Demain régénère l’ancien mode d’être archaïque. L’Etat joue avec le feu depuis des années. Il sert des calculs instrumentaux : déconcentration hâtive, décentralisation frisant l’espièglerie, autonomisation de l’Ile, culte de l’enseignement des langues régionales (merci Europa !), clan natio contre clan natio-compatibles, persillade de détentions des petits contre risotto d’amnisties variées pour les plus puissants, le tir à trois bandes explose dans les mains des gestionnaires de la crise. Encore que de gestionnaires, ils ne feraient pas long feu dans le privé. Bonjour, au revoir immédiatement après la première bourde. Sans préavis en prime. L’Etat est décidément très mal servi. Ah commis de cuisine, ah commis de pizzérias surgelées…

L’humeur du pays instaure le retour du refoulé, le grégarisme, la lutte de tous contre tous et, si possible, le païen culte du bouc-émissaire censé rentrer dans le rang ou fuir pour que tout reprenne comme « au bon vieux temps ».
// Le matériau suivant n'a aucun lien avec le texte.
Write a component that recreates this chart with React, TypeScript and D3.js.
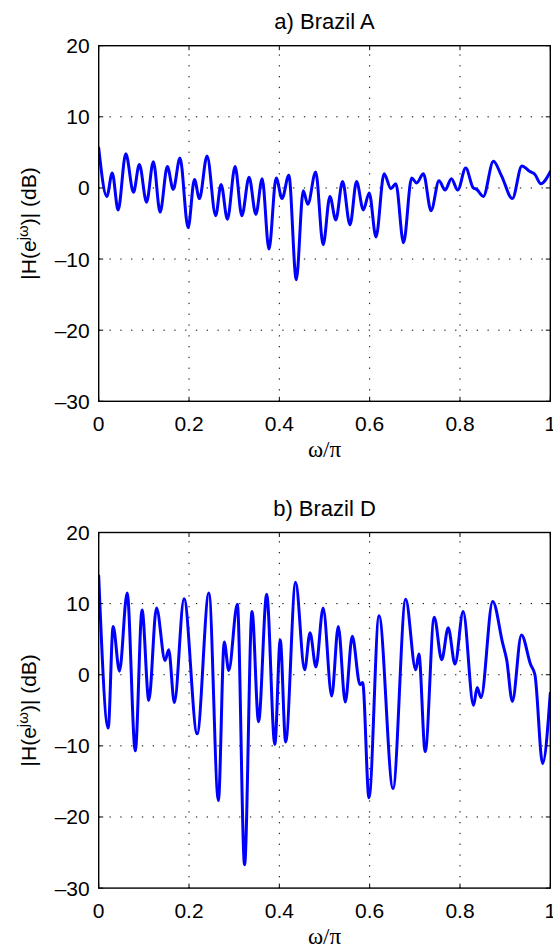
import React from 'react';
import * as d3 from 'd3';

const W = 553;
const H = 949;

const xTicks = [0, 0.2, 0.4, 0.6, 0.8, 1];
const xTickLabels = ['0', '0.2', '0.4', '0.6', '0.8', '1'];
const yTicks = [-30, -20, -10, 0, 10, 20];
const yTickLabels = ['\u201330', '\u201320', '\u201310', '0', '10', '20'];
const xGrid = [0.2, 0.4, 0.6, 0.8];
const yGrid = [-20, -10, 0, 10];
const titles = ['a) Brazil A', 'b) Brazil D'];

// Brazil A: local extrema / shape points (omega/pi, dB)
const brazilA_w = [
  0.000, 0.018, 0.030, 0.043, 0.060, 0.077, 0.090, 0.106, 0.121, 0.136,
  0.152, 0.165, 0.180, 0.198, 0.212, 0.223, 0.240, 0.259, 0.271, 0.285,
  0.302, 0.317, 0.333, 0.348, 0.362, 0.377, 0.393, 0.406, 0.421, 0.4375,
  0.453, 0.463, 0.4805, 0.497, 0.512, 0.525, 0.540, 0.5565, 0.571, 0.586,
  0.599, 0.614, 0.632, 0.647, 0.658, 0.675, 0.693, 0.704, 0.719, 0.736,
  0.7535, 0.767, 0.781, 0.795, 0.8127, 0.8295, 0.837, 0.8517, 0.874, 0.892,
  0.916, 0.937, 0.955, 0.966, 0.979, 1.000,
];
const brazilA_dB = [
  5.6, -1.2, 2.1, -3.1, 4.8, -0.6, 3.3, -2.0, 3.7, -3.4,
  3.0, -0.2, 4.2, -5.6, 1.2, -1.5, 4.5, -3.9, 0.5, -4.4,
  3.0, -3.9, 1.5, -3.7, 1.3, -8.6, 1.4, -1.5, 1.8, -12.9,
  -0.4, -2.3, 2.25, -8.0, -1.2, -4.5, 0.9, -5.2, 0.9, -3.1,
  -0.7, -6.9, 2.0, -0.1, 0.6, -7.7, 1.4, 0.7, 2.0, -3.2,
  1.0, -0.3, 1.3, -0.3, 2.8, 0.0, -0.2, -1.2, 3.75, 1.7,
  -1.5, 3.1, 2.3, 1.9, 0.6, 2.3,
];

// Brazil D
const brazilD_w = [
  0.000, 0.021, 0.032, 0.046, 0.063, 0.081, 0.096, 0.111, 0.128, 0.147,
  0.155, 0.1675, 0.189, 0.218, 0.244, 0.265, 0.278, 0.288, 0.307, 0.323,
  0.3395, 0.354, 0.372, 0.390, 0.402, 0.414, 0.436, 0.456, 0.468, 0.481,
  0.497, 0.516, 0.5305, 0.546, 0.5615, 0.5786, 0.5845, 0.5985, 0.6207, 0.6517,
  0.6798, 0.702, 0.709, 0.723, 0.743, 0.7595, 0.774, 0.789, 0.807, 0.830,
  0.838, 0.8465, 0.8724, 0.8946, 0.9034, 0.916, 0.936, 0.9566, 0.966, 0.983,
  1.000,
];
const brazilD_dB = [
  13.9, -7.5, 6.8, 0.5, 11.5, -10.7, 9.1, -3.6, 9.4, 2.0,
  3.5, -3.9, 10.7, -8.3, 11.5, -17.7, 4.6, 0.6, 9.9, -26.7,
  8.9, -6.6, 11.3, -9.8, 4.9, -9.45, 13.0, 0.7, 5.9, 1.1,
  9.4, -3.0, 6.8, -3.85, 5.4, -1.4, -1.1, -17.3, 8.3, -16.0,
  10.6, 0.7, 2.9, -10.8, 8.1, 2.1, 6.6, 1.5, 8.9, -4.3,
  -1.8, -3.2, 10.3, 4.4, 2.1, -3.75, 5.6, 1.4, 0.0, -12.5,
  -2.6,
];

const SANS = '"Liberation Sans", Arial, Helvetica, sans-serif';
const SERIF = '"Liberation Serif", "Times New Roman", serif';

const LEFT = 98.7;
const RIGHT = 550.3;
const PH = 355.6;
const TICK = 4.5;

function Panel(props: { top: number; title: string; w: number[]; dB: number[]; id: string }) {
  const { top, title, w, dB, id } = props;
  const bottom = top + PH;
  const x = d3.scaleLinear().domain([0, 1]).range([LEFT, RIGHT]);
  const y = d3.scaleLinear().domain([-30, 20]).range([bottom, top]);
  const line = d3
    .line<number>()
    .x((_, i) => x(w[i]))
    .y((d) => y(d))
    .curve(d3.curveMonotoneX);
  const path = line(dB) || '';
  const midY = (top + bottom) / 2;
  const midX = (LEFT + RIGHT) / 2;
  return (
    <g>
      <defs>
        <clipPath id={id}>
          <rect x={LEFT} y={top} width={RIGHT - LEFT} height={PH} />
        </clipPath>
      </defs>
      <rect x={LEFT} y={top} width={RIGHT - LEFT} height={PH} fill="#fff" />
      {xGrid.map((t) => (
        <line key={'gx' + t} x1={x(t)} x2={x(t)} y1={bottom} y2={top}
          stroke="#000" strokeWidth={1} strokeDasharray="1.3 9.5" />
      ))}
      {yGrid.map((t) => (
        <line key={'gy' + t} x1={LEFT} x2={RIGHT} y1={y(t)} y2={y(t)}
          stroke="#000" strokeWidth={1} strokeDasharray="1.3 9.5" />
      ))}
      <path d={path} fill="none" stroke="#0000ff" strokeWidth={3} strokeLinejoin="round"
        strokeLinecap="round" clipPath={`url(#${id})`} />
      {xTicks.map((t) => (
        <g key={'tx' + t}>
          <line x1={x(t)} x2={x(t)} y1={bottom} y2={bottom - TICK} stroke="#000" strokeWidth={1} />
          <line x1={x(t)} x2={x(t)} y1={top} y2={top + TICK} stroke="#000" strokeWidth={1} />
        </g>
      ))}
      {yTicks.map((t) => (
        <g key={'ty' + t}>
          <line x1={LEFT} x2={LEFT + TICK} y1={y(t)} y2={y(t)} stroke="#000" strokeWidth={1} />
          <line x1={RIGHT} x2={RIGHT - TICK} y1={y(t)} y2={y(t)} stroke="#000" strokeWidth={1} />
        </g>
      ))}
      <rect x={LEFT} y={top} width={RIGHT - LEFT} height={PH} fill="none" stroke="#000" strokeWidth={1.4} />
      {xTicks.map((t, i) => (
        <text key={'lx' + t} x={x(t)} y={bottom + 30} textAnchor="middle"
          fontFamily={SANS} fontSize={21} fill="#000">{xTickLabels[i]}</text>
      ))}
      {yTicks.map((t, i) => (
        <text key={'ly' + t} x={LEFT - 9} y={y(t) + 7.5} textAnchor="end"
          fontFamily={SANS} fontSize={21} fill="#000">{yTickLabels[i]}</text>
      ))}
      <text x={midX} y={top - 17} textAnchor="middle" fontFamily={SANS} fontSize={22} fill="#000">{title}</text>
      <text x={midX} y={bottom + 56} textAnchor="middle" fontFamily={SERIF} fontSize={23} fill="#000">ω/π</text>
      <text transform={`translate(36, ${midY}) rotate(-90)`} textAnchor="middle"
        fontFamily={SANS} fontSize={21} fill="#000">
        <tspan>|H(e</tspan>
        <tspan dy={-8} fontSize={15}>jω</tspan>
        <tspan dy={8}>)| (dB)</tspan>
      </text>
    </g>
  );
}

export default function App() {
  return (
    <svg width={W} height={H} viewBox={`0 0 ${W} ${H}`}
      style={{ position: 'absolute', left: 0, top: 0, background: '#fff' }}>
      <rect x={0} y={0} width={W} height={H} fill="#fff" />
      <Panel top={45.7} title={titles[0]} w={brazilA_w} dB={brazilA_dB} id="clipA" />
      <Panel top={532.5} title={titles[1]} w={brazilD_w} dB={brazilD_dB} id="clipD" />
    </svg>
  );
}
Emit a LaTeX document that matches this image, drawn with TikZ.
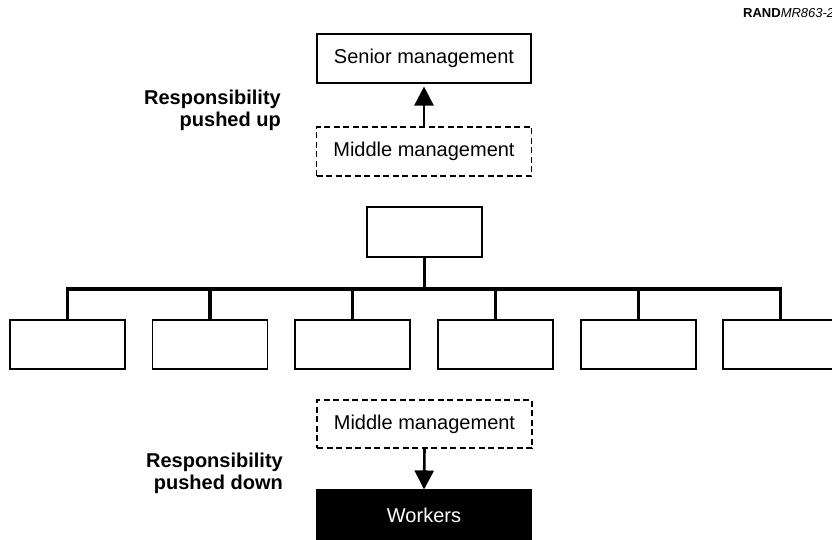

Le bon vieux temps, je ne sais pas vous, mais ce mythe en politique, avec Patrice, je n’y ai jamais cru.

Tsin-tsouin. « Mesdames-Messieurs, au Cirque France, je les ai oubliés juste un instant, vous avez les clowns, bien sûr, amis des petits, préférés des plus grands. Vous vous éclaterez la panse avec le triste, vous rigolerez sur le joyeux, vous voterez certainement pour le simplet et le volontaire. ».

Bada-boum. BOUM {final assuré en mode grosse caisse et fumée}.